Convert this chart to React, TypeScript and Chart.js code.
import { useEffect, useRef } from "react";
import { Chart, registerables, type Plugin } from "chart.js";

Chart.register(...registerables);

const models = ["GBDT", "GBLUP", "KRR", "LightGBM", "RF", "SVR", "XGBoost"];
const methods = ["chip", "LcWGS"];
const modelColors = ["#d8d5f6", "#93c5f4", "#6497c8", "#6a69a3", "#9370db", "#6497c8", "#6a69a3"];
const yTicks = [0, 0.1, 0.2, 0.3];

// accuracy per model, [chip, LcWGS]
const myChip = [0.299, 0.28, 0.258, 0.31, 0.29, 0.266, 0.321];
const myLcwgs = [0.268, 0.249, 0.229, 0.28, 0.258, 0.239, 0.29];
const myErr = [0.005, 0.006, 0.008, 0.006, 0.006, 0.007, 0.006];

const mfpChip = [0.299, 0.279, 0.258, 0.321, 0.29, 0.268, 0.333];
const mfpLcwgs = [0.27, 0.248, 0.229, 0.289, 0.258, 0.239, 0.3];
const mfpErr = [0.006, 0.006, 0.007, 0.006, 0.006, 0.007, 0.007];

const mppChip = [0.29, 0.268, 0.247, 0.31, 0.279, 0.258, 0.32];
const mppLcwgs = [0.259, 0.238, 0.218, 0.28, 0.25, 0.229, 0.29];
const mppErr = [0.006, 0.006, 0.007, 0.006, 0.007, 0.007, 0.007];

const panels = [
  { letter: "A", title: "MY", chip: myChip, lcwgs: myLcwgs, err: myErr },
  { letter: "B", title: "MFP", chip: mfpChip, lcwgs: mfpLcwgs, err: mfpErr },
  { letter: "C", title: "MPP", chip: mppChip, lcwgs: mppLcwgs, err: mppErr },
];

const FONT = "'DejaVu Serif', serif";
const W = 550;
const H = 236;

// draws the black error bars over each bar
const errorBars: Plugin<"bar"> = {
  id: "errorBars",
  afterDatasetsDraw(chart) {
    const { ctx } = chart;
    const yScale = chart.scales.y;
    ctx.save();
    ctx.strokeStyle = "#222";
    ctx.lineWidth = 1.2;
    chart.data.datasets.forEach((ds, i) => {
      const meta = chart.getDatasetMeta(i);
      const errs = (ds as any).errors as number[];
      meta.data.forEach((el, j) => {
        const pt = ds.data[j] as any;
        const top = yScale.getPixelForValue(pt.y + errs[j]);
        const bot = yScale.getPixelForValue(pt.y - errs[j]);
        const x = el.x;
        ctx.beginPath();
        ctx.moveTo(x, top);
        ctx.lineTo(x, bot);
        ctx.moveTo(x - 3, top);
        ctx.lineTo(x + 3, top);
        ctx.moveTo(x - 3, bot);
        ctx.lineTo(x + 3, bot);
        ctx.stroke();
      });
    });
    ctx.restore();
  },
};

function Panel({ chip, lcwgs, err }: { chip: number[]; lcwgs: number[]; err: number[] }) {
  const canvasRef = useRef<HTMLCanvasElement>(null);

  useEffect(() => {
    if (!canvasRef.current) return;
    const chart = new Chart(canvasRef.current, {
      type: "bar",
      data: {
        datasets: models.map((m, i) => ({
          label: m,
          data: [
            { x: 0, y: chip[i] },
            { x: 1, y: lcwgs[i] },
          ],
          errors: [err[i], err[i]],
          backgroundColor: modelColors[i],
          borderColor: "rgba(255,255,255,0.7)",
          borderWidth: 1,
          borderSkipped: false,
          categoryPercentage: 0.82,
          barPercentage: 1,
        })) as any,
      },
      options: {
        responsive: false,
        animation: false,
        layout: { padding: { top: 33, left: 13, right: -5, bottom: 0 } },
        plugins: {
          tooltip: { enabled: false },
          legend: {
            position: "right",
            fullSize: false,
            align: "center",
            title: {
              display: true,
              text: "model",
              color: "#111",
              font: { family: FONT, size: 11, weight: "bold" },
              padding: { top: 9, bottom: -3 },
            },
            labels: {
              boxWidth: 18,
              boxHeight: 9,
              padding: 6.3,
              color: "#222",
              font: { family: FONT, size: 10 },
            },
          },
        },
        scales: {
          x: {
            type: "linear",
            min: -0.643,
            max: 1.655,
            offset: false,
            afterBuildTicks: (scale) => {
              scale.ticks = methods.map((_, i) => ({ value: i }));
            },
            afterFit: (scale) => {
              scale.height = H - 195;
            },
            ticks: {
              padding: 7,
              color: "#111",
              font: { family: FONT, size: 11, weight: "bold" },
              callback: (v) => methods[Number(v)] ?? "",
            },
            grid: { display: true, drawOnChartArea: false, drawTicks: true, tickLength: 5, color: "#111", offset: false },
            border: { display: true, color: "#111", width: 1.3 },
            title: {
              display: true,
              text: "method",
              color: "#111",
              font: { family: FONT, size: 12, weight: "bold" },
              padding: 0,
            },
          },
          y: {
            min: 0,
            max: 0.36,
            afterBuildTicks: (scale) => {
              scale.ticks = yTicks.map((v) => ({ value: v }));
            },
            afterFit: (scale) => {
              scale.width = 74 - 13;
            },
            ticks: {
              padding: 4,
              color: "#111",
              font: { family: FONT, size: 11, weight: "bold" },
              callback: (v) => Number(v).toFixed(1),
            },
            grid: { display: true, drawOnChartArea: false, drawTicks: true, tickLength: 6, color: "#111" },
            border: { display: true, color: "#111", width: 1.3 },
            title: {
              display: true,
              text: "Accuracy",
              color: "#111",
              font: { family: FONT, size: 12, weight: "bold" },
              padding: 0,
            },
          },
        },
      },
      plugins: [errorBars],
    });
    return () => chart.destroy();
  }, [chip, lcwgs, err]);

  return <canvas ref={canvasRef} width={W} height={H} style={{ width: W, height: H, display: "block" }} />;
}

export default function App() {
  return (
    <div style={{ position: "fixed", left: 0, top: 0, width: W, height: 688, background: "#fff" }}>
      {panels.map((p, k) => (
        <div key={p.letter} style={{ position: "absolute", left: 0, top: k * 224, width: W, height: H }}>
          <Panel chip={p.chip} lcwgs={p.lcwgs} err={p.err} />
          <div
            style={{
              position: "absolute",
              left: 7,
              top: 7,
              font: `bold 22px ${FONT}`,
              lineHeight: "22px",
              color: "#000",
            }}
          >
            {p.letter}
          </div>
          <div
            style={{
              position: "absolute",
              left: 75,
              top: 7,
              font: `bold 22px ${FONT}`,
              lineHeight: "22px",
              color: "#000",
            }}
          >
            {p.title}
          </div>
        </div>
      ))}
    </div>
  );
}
* * * * * * * * *
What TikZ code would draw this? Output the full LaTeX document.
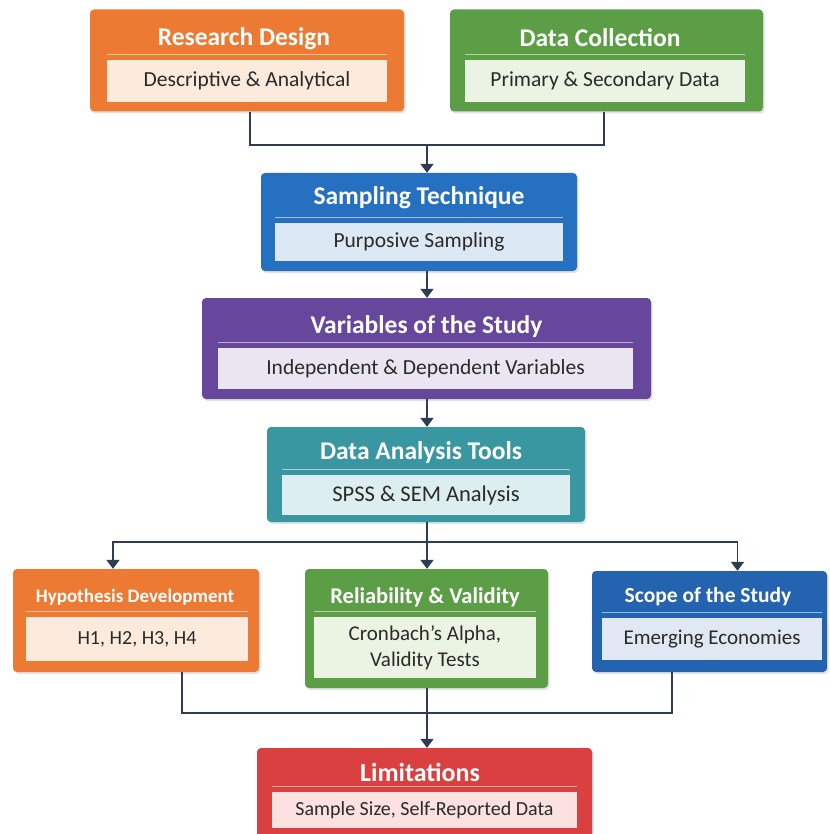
* * * * * * * * *
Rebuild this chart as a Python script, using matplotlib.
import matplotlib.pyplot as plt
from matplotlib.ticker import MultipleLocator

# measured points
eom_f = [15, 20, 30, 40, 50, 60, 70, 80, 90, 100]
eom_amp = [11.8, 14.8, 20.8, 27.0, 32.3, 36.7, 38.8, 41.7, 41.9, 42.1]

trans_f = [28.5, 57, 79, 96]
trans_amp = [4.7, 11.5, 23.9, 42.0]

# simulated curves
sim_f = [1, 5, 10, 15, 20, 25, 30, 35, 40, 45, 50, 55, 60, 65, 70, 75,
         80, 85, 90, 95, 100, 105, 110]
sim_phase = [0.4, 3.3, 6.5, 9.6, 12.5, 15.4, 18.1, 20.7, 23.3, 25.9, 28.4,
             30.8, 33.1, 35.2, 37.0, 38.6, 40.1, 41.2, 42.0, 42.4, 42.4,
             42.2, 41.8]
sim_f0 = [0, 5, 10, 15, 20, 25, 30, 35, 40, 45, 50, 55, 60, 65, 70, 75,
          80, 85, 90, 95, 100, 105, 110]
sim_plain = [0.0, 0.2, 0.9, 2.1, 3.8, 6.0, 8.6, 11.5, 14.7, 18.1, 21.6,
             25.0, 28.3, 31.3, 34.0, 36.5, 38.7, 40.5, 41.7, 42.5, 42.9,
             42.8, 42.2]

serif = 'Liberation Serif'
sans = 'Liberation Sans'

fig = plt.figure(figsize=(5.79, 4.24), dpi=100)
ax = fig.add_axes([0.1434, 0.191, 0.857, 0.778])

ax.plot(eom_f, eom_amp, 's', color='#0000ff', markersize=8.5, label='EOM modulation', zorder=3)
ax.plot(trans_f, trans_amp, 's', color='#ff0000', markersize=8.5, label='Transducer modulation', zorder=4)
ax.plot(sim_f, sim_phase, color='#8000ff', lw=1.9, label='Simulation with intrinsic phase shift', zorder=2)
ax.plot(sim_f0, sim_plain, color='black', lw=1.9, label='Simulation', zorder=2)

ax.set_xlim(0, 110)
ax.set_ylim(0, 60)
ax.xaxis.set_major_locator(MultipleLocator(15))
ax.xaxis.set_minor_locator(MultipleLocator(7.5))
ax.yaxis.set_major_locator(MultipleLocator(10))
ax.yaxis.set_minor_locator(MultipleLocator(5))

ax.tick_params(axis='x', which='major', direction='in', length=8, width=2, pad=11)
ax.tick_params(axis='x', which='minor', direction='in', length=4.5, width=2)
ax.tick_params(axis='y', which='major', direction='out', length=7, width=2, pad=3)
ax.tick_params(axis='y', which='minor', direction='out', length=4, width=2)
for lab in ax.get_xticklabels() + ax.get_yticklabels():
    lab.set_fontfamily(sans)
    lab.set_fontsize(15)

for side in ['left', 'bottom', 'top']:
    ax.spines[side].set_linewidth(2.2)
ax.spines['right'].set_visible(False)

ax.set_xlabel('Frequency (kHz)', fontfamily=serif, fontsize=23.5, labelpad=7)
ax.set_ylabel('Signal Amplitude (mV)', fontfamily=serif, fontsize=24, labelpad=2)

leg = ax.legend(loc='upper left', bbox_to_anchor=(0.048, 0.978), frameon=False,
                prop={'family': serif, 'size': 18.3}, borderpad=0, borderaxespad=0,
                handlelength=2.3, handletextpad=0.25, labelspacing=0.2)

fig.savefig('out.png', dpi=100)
* * * * * * * * *
> [REQUIREMENTS]: Retype precisely, and only, the span of lines that opens at the line containing "Rebuild this chart" and closes at the line containing "ax.spines['right'].set_visible(False)", both inclusive.

> [SOLUTION FOR THIS EXERCISE]:
Rebuild this chart as a Python script, using matplotlib.
import matplotlib.pyplot as plt
from matplotlib.ticker import MultipleLocator

# measured points
eom_f = [15, 20, 30, 40, 50, 60, 70, 80, 90, 100]
eom_amp = [11.8, 14.8, 20.8, 27.0, 32.3, 36.7, 38.8, 41.7, 41.9, 42.1]

trans_f = [28.5, 57, 79, 96]
trans_amp = [4.7, 11.5, 23.9, 42.0]

# simulated curves
sim_f = [1, 5, 10, 15, 20, 25, 30, 35, 40, 45, 50, 55, 60, 65, 70, 75,
         80, 85, 90, 95, 100, 105, 110]
sim_phase = [0.4, 3.3, 6.5, 9.6, 12.5, 15.4, 18.1, 20.7, 23.3, 25.9, 28.4,
             30.8, 33.1, 35.2, 37.0, 38.6, 40.1, 41.2, 42.0, 42.4, 42.4,
             42.2, 41.8]
sim_f0 = [0, 5, 10, 15, 20, 25, 30, 35, 40, 45, 50, 55, 60, 65, 70, 75,
          80, 85, 90, 95, 100, 105, 110]
sim_plain = [0.0, 0.2, 0.9, 2.1, 3.8, 6.0, 8.6, 11.5, 14.7, 18.1, 21.6,
             25.0, 28.3, 31.3, 34.0, 36.5, 38.7, 40.5, 41.7, 42.5, 42.9,
             42.8, 42.2]

serif = 'Liberation Serif'
sans = 'Liberation Sans'

fig = plt.figure(figsize=(5.79, 4.24), dpi=100)
ax = fig.add_axes([0.1434, 0.191, 0.857, 0.778])

ax.plot(eom_f, eom_amp, 's', color='#0000ff', markersize=8.5, label='EOM modulation', zorder=3)
ax.plot(trans_f, trans_amp, 's', color='#ff0000', markersize=8.5, label='Transducer modulation', zorder=4)
ax.plot(sim_f, sim_phase, color='#8000ff', lw=1.9, label='Simulation with intrinsic phase shift', zorder=2)
ax.plot(sim_f0, sim_plain, color='black', lw=1.9, label='Simulation', zorder=2)

ax.set_xlim(0, 110)
ax.set_ylim(0, 60)
ax.xaxis.set_major_locator(MultipleLocator(15))
ax.xaxis.set_minor_locator(MultipleLocator(7.5))
ax.yaxis.set_major_locator(MultipleLocator(10))
ax.yaxis.set_minor_locator(MultipleLocator(5))

ax.tick_params(axis='x', which='major', direction='in', length=8, width=2, pad=11)
ax.tick_params(axis='x', which='minor', direction='in', length=4.5, width=2)
ax.tick_params(axis='y', which='major', direction='out', length=7, width=2, pad=3)
ax.tick_params(axis='y', which='minor', direction='out', length=4, width=2)
for lab in ax.get_xticklabels() + ax.get_yticklabels():
    lab.set_fontfamily(sans)
    lab.set_fontsize(15)

for side in ['left', 'bottom', 'top']:
    ax.spines[side].set_linewidth(2.2)
ax.spines['right'].set_visible(False)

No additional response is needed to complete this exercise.